## PROBLEM REQUIREMENTS
Make an exact copy of all the material below, apart from the pictures.

★ ★ ★ ★

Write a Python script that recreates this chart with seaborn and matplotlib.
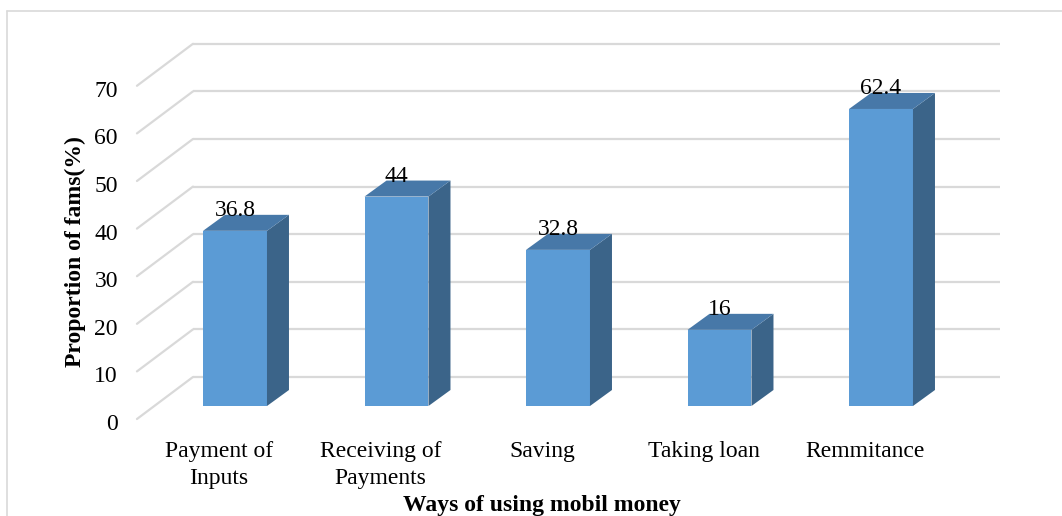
import matplotlib
matplotlib.use("Agg")
import matplotlib.pyplot as plt
import matplotlib.transforms as mtransforms
from matplotlib.patches import Polygon
from matplotlib.lines import Line2D
import seaborn as sns

# Data
categories = ["Payment of\nInputs", "Receiving of\nPayments", "Saving", "Taking loan", "Remmitance"]
values = [36.8, 44, 32.8, 16, 62.4]
y_ticks = [0, 10, 20, 30, 40, 50, 60, 70]
y_title = "Proportion of fams(%)"
x_title = "Ways of using mobil money"

sns.set_theme(style="white")
plt.rcParams["font.family"] = ["Liberation Serif", "DejaVu Serif"]

FRONT = "#5B9BD5"
TOP = "#4778A8"
SIDE = "#3B6489"
GRID = "#D9D9D9"

W, H, DPI = 10.62, 5.16, 100
fig = plt.figure(figsize=(W, H), dpi=DPI)
fig.patch.set_facecolor("white")

# axes = front plane of the bars (pixel geometry)
left_px, right_px = 154.25, 961.75
bottom_px, top_px = 406.0, 406.0 - 70 * 4.76
ax = fig.add_axes([left_px / 1062, (516 - bottom_px) / 516,
                   (right_px - left_px) / 1062, (bottom_px - top_px) / 516])
ax.set_facecolor("none")

sns.barplot(x=categories, y=values, color=FRONT, saturation=1, width=0.396,
            linewidth=0, ax=ax, zorder=3)
ax.set_xlim(-0.5, 4.5)
ax.set_ylim(0, 70)
for s in ax.spines.values():
    s.set_visible(False)
ax.set_xlabel("")
ax.set_ylabel("")

px_x = (right_px - left_px) / 5.0
px_y = (bottom_px - top_px) / 70.0


def shift(x, y, ox, oy):
    """Move a data point by a pixel offset (ox right, oy up)."""
    return x + ox / px_x, y + oy / px_y


# depth offsets in pixels relative to bar front plane
BACK = (38.7, 29.0)
FLOOR = (-17.3, -13.0)
DEPTH = (22.0, 16.0)

# back wall gridlines and left wall diagonals
for v in y_ticks:
    x0, y0 = shift(-0.5, v, *BACK)
    x1, y1 = shift(4.5, v, *BACK)
    ax.add_line(Line2D([x0, x1], [y0, y1], color=GRID, lw=1.6, zorder=1,
                       solid_capstyle="butt", clip_on=False))
    xf, yf = shift(-0.5, v, *FLOOR)
    ax.add_line(Line2D([xf, x0], [yf, y0], color=GRID, lw=1.6, zorder=1,
                       clip_on=False))

# bar top and side faces
half = 0.396 / 2
for i, v in enumerate(values):
    xl, xr = i - half, i + half
    side = [(xr, 0), shift(xr, 0, *DEPTH), shift(xr, v, *DEPTH), (xr, v)]
    top = [(xl, v), shift(xl, v, *DEPTH), shift(xr, v, *DEPTH), (xr, v)]
    ax.add_patch(Polygon(side, closed=True, facecolor=SIDE, edgecolor="none",
                         zorder=3, clip_on=False))
    ax.add_patch(Polygon(top, closed=True, facecolor=TOP, edgecolor="none",
                         zorder=3, clip_on=False))
    lx, ly = shift(i, v, 0, DEPTH[1] - 1)
    ax.text(lx, ly, f"{v:g}", ha="center", va="baseline", fontsize=17,
            color="black", zorder=5, clip_on=False)

# ticks
ax.set_yticks(y_ticks)
ax.set_yticklabels([str(t) for t in y_ticks])
ax.tick_params(axis="y", length=0, pad=13.7, labelsize=17, colors="black")
ytr = mtransforms.ScaledTranslation(FLOOR[0] / DPI, (FLOOR[1] - 3) / DPI, fig.dpi_scale_trans)
for lab in ax.get_yticklabels():
    lab.set_transform(lab.get_transform() + ytr)

ax.set_xticks(range(len(categories)))
ax.set_xticklabels(categories, linespacing=1.43, multialignment="center")
ax.tick_params(axis="x", length=0, pad=15.5, labelsize=17, colors="black")
xtr = mtransforms.ScaledTranslation(-16 / DPI, FLOOR[1] / DPI, fig.dpi_scale_trans)
for lab in ax.get_xticklabels():
    lab.set_transform(lab.get_transform() + xtr)
    lab.set_linespacing(1.43)
    lab.set_multialignment("center")

# axis titles
fig.text(75 / 1062, (516 - 252) / 516, y_title, rotation=90, ha="center",
         va="center", fontsize=17, fontweight="bold", color="black")
fig.text(542 / 1062, (516 - 505) / 516, x_title, ha="center", va="center",
         fontsize=17, fontweight="bold", color="black")

# chart area frame
fig.add_artist(Line2D([7 / 1062, 7 / 1062], [0, (516 - 11) / 516],
                      transform=fig.transFigure, color=GRID, lw=1.2))
fig.add_artist(Line2D([7 / 1062, 1.0], [(516 - 11) / 516, (516 - 11) / 516],
                      transform=fig.transFigure, color=GRID, lw=1.2))

fig.savefig("out.png", dpi=DPI, facecolor="white")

★ ★ ★ ★

## WRITTEN REPLY
Write a Python script that recreates this chart with seaborn and matplotlib.
import matplotlib
matplotlib.use("Agg")
import matplotlib.pyplot as plt
import matplotlib.transforms as mtransforms
from matplotlib.patches import Polygon
from matplotlib.lines import Line2D
import seaborn as sns

# Data
categories = ["Payment of\nInputs", "Receiving of\nPayments", "Saving", "Taking loan", "Remmitance"]
values = [36.8, 44, 32.8, 16, 62.4]
y_ticks = [0, 10, 20, 30, 40, 50, 60, 70]
y_title = "Proportion of fams(%)"
x_title = "Ways of using mobil money"

sns.set_theme(style="white")
plt.rcParams["font.family"] = ["Liberation Serif", "DejaVu Serif"]

FRONT = "#5B9BD5"
TOP = "#4778A8"
SIDE = "#3B6489"
GRID = "#D9D9D9"

W, H, DPI = 10.62, 5.16, 100
fig = plt.figure(figsize=(W, H), dpi=DPI)
fig.patch.set_facecolor("white")

# axes = front plane of the bars (pixel geometry)
left_px, right_px = 154.25, 961.75
bottom_px, top_px = 406.0, 406.0 - 70 * 4.76
ax = fig.add_axes([left_px / 1062, (516 - bottom_px) / 516,
                   (right_px - left_px) / 1062, (bottom_px - top_px) / 516])
ax.set_facecolor("none")

sns.barplot(x=categories, y=values, color=FRONT, saturation=1, width=0.396,
            linewidth=0, ax=ax, zorder=3)
ax.set_xlim(-0.5, 4.5)
ax.set_ylim(0, 70)
for s in ax.spines.values():
    s.set_visible(False)
ax.set_xlabel("")
ax.set_ylabel("")

px_x = (right_px - left_px) / 5.0
px_y = (bottom_px - top_px) / 70.0


def shift(x, y, ox, oy):
    """Move a data point by a pixel offset (ox right, oy up)."""
    return x + ox / px_x, y + oy / px_y


# depth offsets in pixels relative to bar front plane
BACK = (38.7, 29.0)
FLOOR = (-17.3, -13.0)
DEPTH = (22.0, 16.0)

# back wall gridlines and left wall diagonals
for v in y_ticks:
    x0, y0 = shift(-0.5, v, *BACK)
    x1, y1 = shift(4.5, v, *BACK)
    ax.add_line(Line2D([x0, x1], [y0, y1], color=GRID, lw=1.6, zorder=1,
                       solid_capstyle="butt", clip_on=False))
    xf, yf = shift(-0.5, v, *FLOOR)
    ax.add_line(Line2D([xf, x0], [yf, y0], color=GRID, lw=1.6, zorder=1,
                       clip_on=False))

# bar top and side faces
half = 0.396 / 2
for i, v in enumerate(values):
    xl, xr = i - half, i + half
    side = [(xr, 0), shift(xr, 0, *DEPTH), shift(xr, v, *DEPTH), (xr, v)]
    top = [(xl, v), shift(xl, v, *DEPTH), shift(xr, v, *DEPTH), (xr, v)]
    ax.add_patch(Polygon(side, closed=True, facecolor=SIDE, edgecolor="none",
                         zorder=3, clip_on=False))
    ax.add_patch(Polygon(top, closed=True, facecolor=TOP, edgecolor="none",
                         zorder=3, clip_on=False))
    lx, ly = shift(i, v, 0, DEPTH[1] - 1)
    ax.text(lx, ly, f"{v:g}", ha="center", va="baseline", fontsize=17,
            color="black", zorder=5, clip_on=False)

# ticks
ax.set_yticks(y_ticks)
ax.set_yticklabels([str(t) for t in y_ticks])
ax.tick_params(axis="y", length=0, pad=13.7, labelsize=17, colors="black")
ytr = mtransforms.ScaledTranslation(FLOOR[0] / DPI, (FLOOR[1] - 3) / DPI, fig.dpi_scale_trans)
for lab in ax.get_yticklabels():
    lab.set_transform(lab.get_transform() + ytr)

ax.set_xticks(range(len(categories)))
ax.set_xticklabels(categories, linespacing=1.43, multialignment="center")
ax.tick_params(axis="x", length=0, pad=15.5, labelsize=17, colors="black")
xtr = mtransforms.ScaledTranslation(-16 / DPI, FLOOR[1] / DPI, fig.dpi_scale_trans)
for lab in ax.get_xticklabels():
    lab.set_transform(lab.get_transform() + xtr)
    lab.set_linespacing(1.43)
    lab.set_multialignment("center")

# axis titles
fig.text(75 / 1062, (516 - 252) / 516, y_title, rotation=90, ha="center",
         va="center", fontsize=17, fontweight="bold", color="black")
fig.text(542 / 1062, (516 - 505) / 516, x_title, ha="center", va="center",
         fontsize=17, fontweight="bold", color="black")

# chart area frame
fig.add_artist(Line2D([7 / 1062, 7 / 1062], [0, (516 - 11) / 516],
                      transform=fig.transFigure, color=GRID, lw=1.2))
fig.add_artist(Line2D([7 / 1062, 1.0], [(516 - 11) / 516, (516 - 11) / 516],
                      transform=fig.transFigure, color=GRID, lw=1.2))

fig.savefig("out.png", dpi=DPI, facecolor="white")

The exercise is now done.